Exercise objective | Quote all of the data exactly as given. Skip every picture it contains.

Material provided |

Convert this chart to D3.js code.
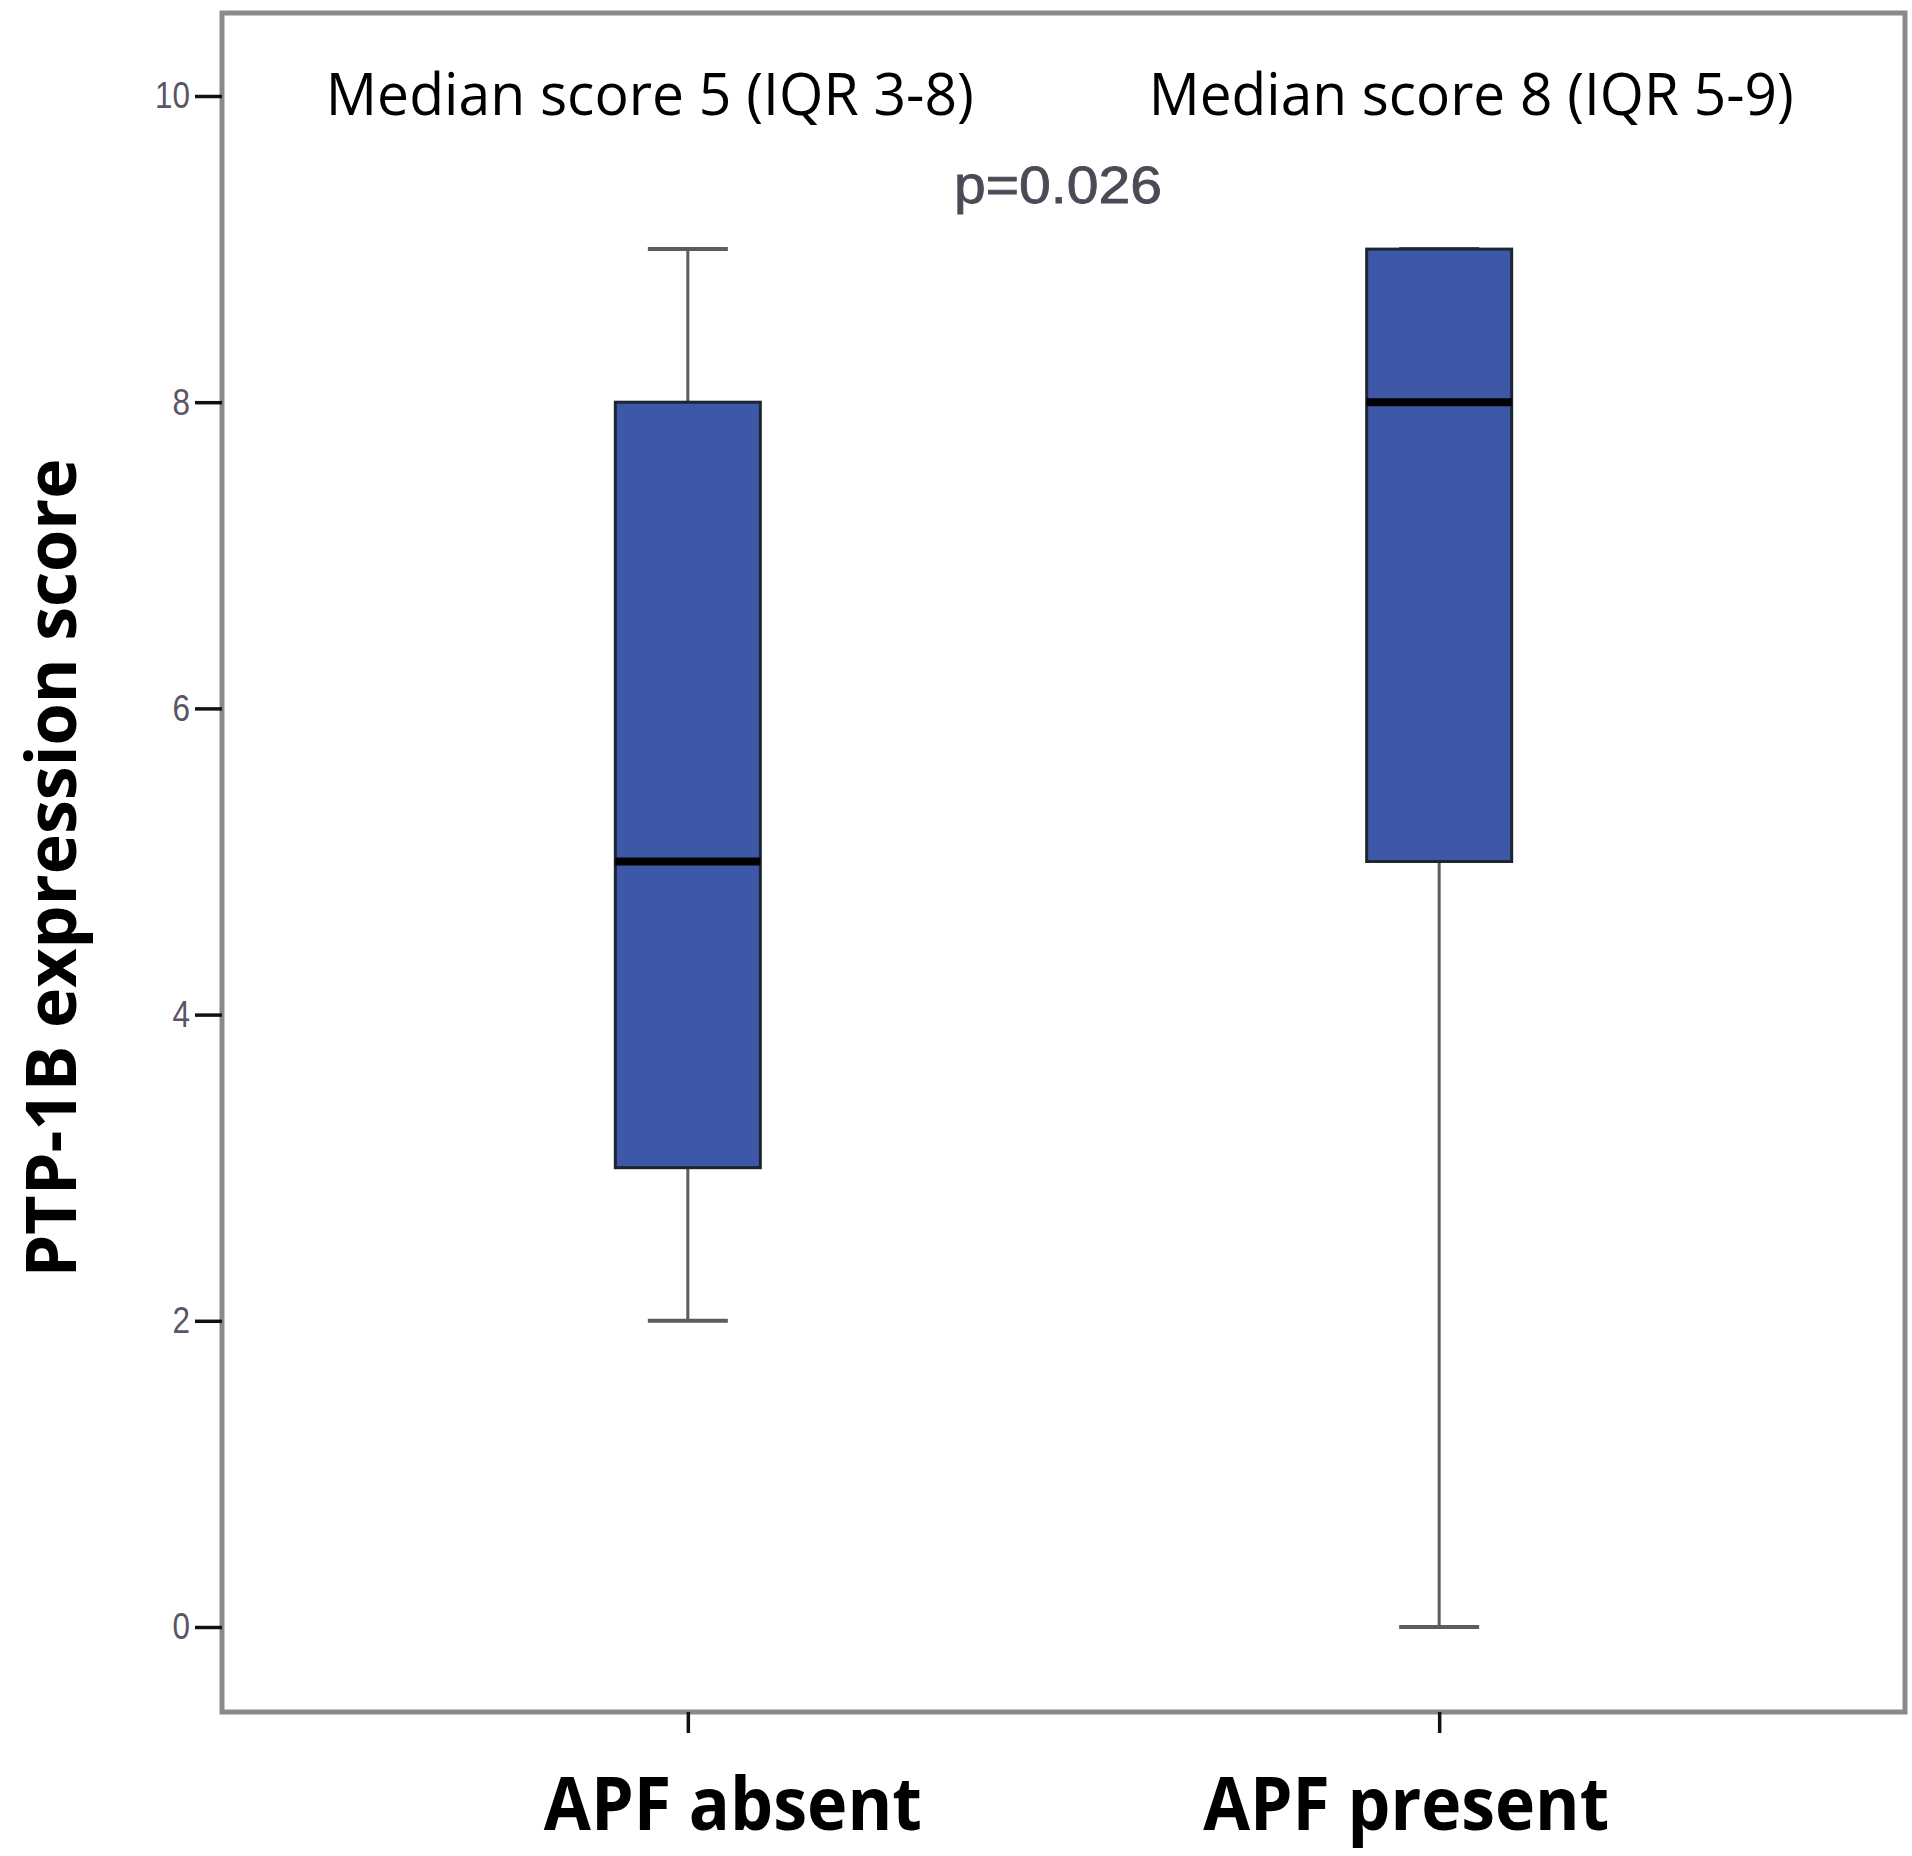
<!DOCTYPE html>
<html>
<head>
<meta charset="utf-8">
<script src="https://cdn.jsdelivr.net/npm/d3@7"></script>
<style>
  html, body { margin: 0; padding: 0; background: #fff; }
</style>
</head>
<body>
<script>
/* chart values */
const groups = ["APF absent", "APF present"];
const whiskerLow = [2, 0];
const q1 = [3, 5];
const median = [5, 8];
const q3 = [8, 9];
const whiskerHigh = [9, 9];
const yTicks = [0, 2, 4, 6, 8, 10];
const medianNotes = ["Median score 5 (IQR 3-8)", "Median score 8 (IQR 5-9)"];
const pLabel = "p=0.026";
const yTitle = "PTP-1B expression score";

/* page and frame dimensions */
let width = 1912;
let height = 1856;
let frameLeft = 222;
let frameRight = 1905;
let frameTop = 13;
let frameBottom = 1712;

let svg = d3.select("body")
    .append("svg")
    .attr("width", width)
    .attr("height", height);

/* scales */
let xScale = d3.scalePoint()
    .domain(groups)
    .range([frameLeft, frameRight])
    .padding(0.62);

let yScale = d3.scaleLinear()
    .domain([0, 10])
    .range([1627, 96]);

let boxWidth = xScale.step() * 0.193;
let capWidth = 80;

/* frame round the plot */
svg.append("rect")
    .attr("x", frameLeft)
    .attr("y", frameTop)
    .attr("width", frameRight - frameLeft)
    .attr("height", frameBottom - frameTop)
    .attr("fill", "none")
    .attr("stroke", "#8a8a8a")
    .attr("stroke-width", 5);

/* y axis, ticks outside the frame */
let yAxis = d3.axisLeft(yScale)
    .tickValues(yTicks)
    .tickSize(27)
    .tickPadding(3);

let yg = svg.append("g")
    .attr("transform", "translate(" + frameLeft + ",0)")
    .call(yAxis);
yg.select(".domain").remove();
yg.selectAll(".tick line").attr("stroke", "#111").attr("stroke-width", 3.5);
yg.selectAll(".tick text")
    .attr("fill", "#5a5566")
    .style("font-family", "Arial, 'Liberation Sans', sans-serif")
    .style("font-size", "37px")
    .attr("transform", "scale(0.85,1)")
    .attr("x", -32 / 0.85);

/* x axis ticks under the frame */
let xAxis = d3.axisBottom(xScale)
    .tickSize(21)
    .tickFormat("");

let xg = svg.append("g")
    .attr("transform", "translate(0," + frameBottom + ")")
    .call(xAxis);
xg.select(".domain").remove();
xg.selectAll(".tick line").attr("stroke", "#111").attr("stroke-width", 3.5);

/* whiskers */
let boxes = svg.selectAll("g.box")
    .data(groups)
    .enter()
    .append("g")
    .attr("class", "box");

boxes.append("line")
    .attr("x1", d => xScale(d))
    .attr("x2", d => xScale(d))
    .attr("y1", (d, i) => yScale(whiskerLow[i]))
    .attr("y2", (d, i) => yScale(whiskerHigh[i]))
    .attr("stroke", "#5c5c5c")
    .attr("stroke-width", 3);

boxes.append("line")
    .attr("x1", d => xScale(d) - capWidth / 2)
    .attr("x2", d => xScale(d) + capWidth / 2)
    .attr("y1", (d, i) => yScale(whiskerLow[i]))
    .attr("y2", (d, i) => yScale(whiskerLow[i]))
    .attr("stroke", "#5c5c5c")
    .attr("stroke-width", 4);

boxes.append("line")
    .attr("x1", d => xScale(d) - capWidth / 2)
    .attr("x2", d => xScale(d) + capWidth / 2)
    .attr("y1", (d, i) => yScale(whiskerHigh[i]))
    .attr("y2", (d, i) => yScale(whiskerHigh[i]))
    .attr("stroke", "#5c5c5c")
    .attr("stroke-width", 4);

/* interquartile boxes */
boxes.append("rect")
    .attr("x", d => xScale(d) - boxWidth / 2)
    .attr("y", (d, i) => yScale(q3[i]))
    .attr("width", boxWidth)
    .attr("height", (d, i) => yScale(q1[i]) - yScale(q3[i]))
    .attr("fill", "#3e58a8")
    .attr("stroke", "#1e2430")
    .attr("stroke-width", 3);

/* median bars */
boxes.append("line")
    .attr("x1", d => xScale(d) - boxWidth / 2)
    .attr("x2", d => xScale(d) + boxWidth / 2)
    .attr("y1", (d, i) => yScale(median[i]))
    .attr("y2", (d, i) => yScale(median[i]))
    .attr("stroke", "#000")
    .attr("stroke-width", 8);

/* median notes above each box */
let noteShift = [-38, 32];
let noteLength = [648, 645];
svg.selectAll("text.note")
    .data(medianNotes)
    .enter()
    .append("text")
    .attr("class", "note")
    .attr("x", (d, i) => xScale(groups[i]) + noteShift[i])
    .attr("y", 115)
    .attr("text-anchor", "middle")
    .attr("textLength", (d, i) => noteLength[i])
    .attr("lengthAdjust", "spacingAndGlyphs")
    .style("font-family", "'Open Sans', sans-serif")
    .style("font-size", "58px")
    .attr("fill", "#000")
    .text(d => d);

/* p value */
svg.append("text")
    .attr("x", 1058)
    .attr("y", 203)
    .attr("text-anchor", "middle")
    .attr("textLength", 208)
    .attr("lengthAdjust", "spacingAndGlyphs")
    .style("font-family", "Arial, 'Liberation Sans', sans-serif")
    .style("font-size", "51px")
    .attr("fill", "#4b4b57")
    .attr("stroke", "#4b4b57")
    .attr("stroke-width", 0.8)
    .text(pLabel);

/* category labels */
let labelShift = [45, -33];
let labelLength = [378, 406];
svg.selectAll("text.cat")
    .data(groups)
    .enter()
    .append("text")
    .attr("class", "cat")
    .attr("x", (d, i) => xScale(d) + labelShift[i])
    .attr("y", 1830)
    .attr("text-anchor", "middle")
    .attr("textLength", (d, i) => labelLength[i])
    .attr("lengthAdjust", "spacingAndGlyphs")
    .style("font-family", "'Open Sans', sans-serif")
    .style("font-weight", "bold")
    .style("font-size", "74px")
    .attr("fill", "#000")
    .text(d => d);

/* y axis title */
svg.append("text")
    .attr("transform", "translate(76,868) rotate(-90)")
    .attr("text-anchor", "middle")
    .attr("textLength", 819)
    .attr("lengthAdjust", "spacingAndGlyphs")
    .style("font-family", "'Open Sans', sans-serif")
    .style("font-weight", "bold")
    .style("font-size", "70px")
    .attr("fill", "#000")
    .text(yTitle);
</script>
</body>
</html>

Expected output |
Convert this chart to D3.js code.
<!DOCTYPE html>
<html>
<head>
<meta charset="utf-8">
<script src="https://cdn.jsdelivr.net/npm/d3@7"></script>
<style>
  html, body { margin: 0; padding: 0; background: #fff; }
</style>
</head>
<body>
<script>
/* chart values */
const groups = ["APF absent", "APF present"];
const whiskerLow = [2, 0];
const q1 = [3, 5];
const median = [5, 8];
const q3 = [8, 9];
const whiskerHigh = [9, 9];
const yTicks = [0, 2, 4, 6, 8, 10];
const medianNotes = ["Median score 5 (IQR 3-8)", "Median score 8 (IQR 5-9)"];
const pLabel = "p=0.026";
const yTitle = "PTP-1B expression score";

/* page and frame dimensions */
let width = 1912;
let height = 1856;
let frameLeft = 222;
let frameRight = 1905;
let frameTop = 13;
let frameBottom = 1712;

let svg = d3.select("body")
    .append("svg")
    .attr("width", width)
    .attr("height", height);

/* scales */
let xScale = d3.scalePoint()
    .domain(groups)
    .range([frameLeft, frameRight])
    .padding(0.62);

let yScale = d3.scaleLinear()
    .domain([0, 10])
    .range([1627, 96]);

let boxWidth = xScale.step() * 0.193;
let capWidth = 80;

/* frame round the plot */
svg.append("rect")
    .attr("x", frameLeft)
    .attr("y", frameTop)
    .attr("width", frameRight - frameLeft)
    .attr("height", frameBottom - frameTop)
    .attr("fill", "none")
    .attr("stroke", "#8a8a8a")
    .attr("stroke-width", 5);

/* y axis, ticks outside the frame */
let yAxis = d3.axisLeft(yScale)
    .tickValues(yTicks)
    .tickSize(27)
    .tickPadding(3);

let yg = svg.append("g")
    .attr("transform", "translate(" + frameLeft + ",0)")
    .call(yAxis);
yg.select(".domain").remove();
yg.selectAll(".tick line").attr("stroke", "#111").attr("stroke-width", 3.5);
yg.selectAll(".tick text")
    .attr("fill", "#5a5566")
    .style("font-family", "Arial, 'Liberation Sans', sans-serif")
    .style("font-size", "37px")
    .attr("transform", "scale(0.85,1)")
    .attr("x", -32 / 0.85);

/* x axis ticks under the frame */
let xAxis = d3.axisBottom(xScale)
    .tickSize(21)
    .tickFormat("");

let xg = svg.append("g")
    .attr("transform", "translate(0," + frameBottom + ")")
    .call(xAxis);
xg.select(".domain").remove();
xg.selectAll(".tick line").attr("stroke", "#111").attr("stroke-width", 3.5);

/* whiskers */
let boxes = svg.selectAll("g.box")
    .data(groups)
    .enter()
    .append("g")
    .attr("class", "box");

boxes.append("line")
    .attr("x1", d => xScale(d))
    .attr("x2", d => xScale(d))
    .attr("y1", (d, i) => yScale(whiskerLow[i]))
    .attr("y2", (d, i) => yScale(whiskerHigh[i]))
    .attr("stroke", "#5c5c5c")
    .attr("stroke-width", 3);

boxes.append("line")
    .attr("x1", d => xScale(d) - capWidth / 2)
    .attr("x2", d => xScale(d) + capWidth / 2)
    .attr("y1", (d, i) => yScale(whiskerLow[i]))
    .attr("y2", (d, i) => yScale(whiskerLow[i]))
    .attr("stroke", "#5c5c5c")
    .attr("stroke-width", 4);

boxes.append("line")
    .attr("x1", d => xScale(d) - capWidth / 2)
    .attr("x2", d => xScale(d) + capWidth / 2)
    .attr("y1", (d, i) => yScale(whiskerHigh[i]))
    .attr("y2", (d, i) => yScale(whiskerHigh[i]))
    .attr("stroke", "#5c5c5c")
    .attr("stroke-width", 4);

/* interquartile boxes */
boxes.append("rect")
    .attr("x", d => xScale(d) - boxWidth / 2)
    .attr("y", (d, i) => yScale(q3[i]))
    .attr("width", boxWidth)
    .attr("height", (d, i) => yScale(q1[i]) - yScale(q3[i]))
    .attr("fill", "#3e58a8")
    .attr("stroke", "#1e2430")
    .attr("stroke-width", 3);

/* median bars */
boxes.append("line")
    .attr("x1", d => xScale(d) - boxWidth / 2)
    .attr("x2", d => xScale(d) + boxWidth / 2)
    .attr("y1", (d, i) => yScale(median[i]))
    .attr("y2", (d, i) => yScale(median[i]))
    .attr("stroke", "#000")
    .attr("stroke-width", 8);

/* median notes above each box */
let noteShift = [-38, 32];
let noteLength = [648, 645];
svg.selectAll("text.note")
    .data(medianNotes)
    .enter()
    .append("text")
    .attr("class", "note")
    .attr("x", (d, i) => xScale(groups[i]) + noteShift[i])
    .attr("y", 115)
    .attr("text-anchor", "middle")
    .attr("textLength", (d, i) => noteLength[i])
    .attr("lengthAdjust", "spacingAndGlyphs")
    .style("font-family", "'Open Sans', sans-serif")
    .style("font-size", "58px")
    .attr("fill", "#000")
    .text(d => d);

/* p value */
svg.append("text")
    .attr("x", 1058)
    .attr("y", 203)
    .attr("text-anchor", "middle")
    .attr("textLength", 208)
    .attr("lengthAdjust", "spacingAndGlyphs")
    .style("font-family", "Arial, 'Liberation Sans', sans-serif")
    .style("font-size", "51px")
    .attr("fill", "#4b4b57")
    .attr("stroke", "#4b4b57")
    .attr("stroke-width", 0.8)
    .text(pLabel);

/* category labels */
let labelShift = [45, -33];
let labelLength = [378, 406];
svg.selectAll("text.cat")
    .data(groups)
    .enter()
    .append("text")
    .attr("class", "cat")
    .attr("x", (d, i) => xScale(d) + labelShift[i])
    .attr("y", 1830)
    .attr("text-anchor", "middle")
    .attr("textLength", (d, i) => labelLength[i])
    .attr("lengthAdjust", "spacingAndGlyphs")
    .style("font-family", "'Open Sans', sans-serif")
    .style("font-weight", "bold")
    .style("font-size", "74px")
    .attr("fill", "#000")
    .text(d => d);

/* y axis title */
svg.append("text")
    .attr("transform", "translate(76,868) rotate(-90)")
    .attr("text-anchor", "middle")
    .attr("textLength", 819)
    .attr("lengthAdjust", "spacingAndGlyphs")
    .style("font-family", "'Open Sans', sans-serif")
    .style("font-weight", "bold")
    .style("font-size", "70px")
    .attr("fill", "#000")
    .text(yTitle);
</script>
</body>
</html>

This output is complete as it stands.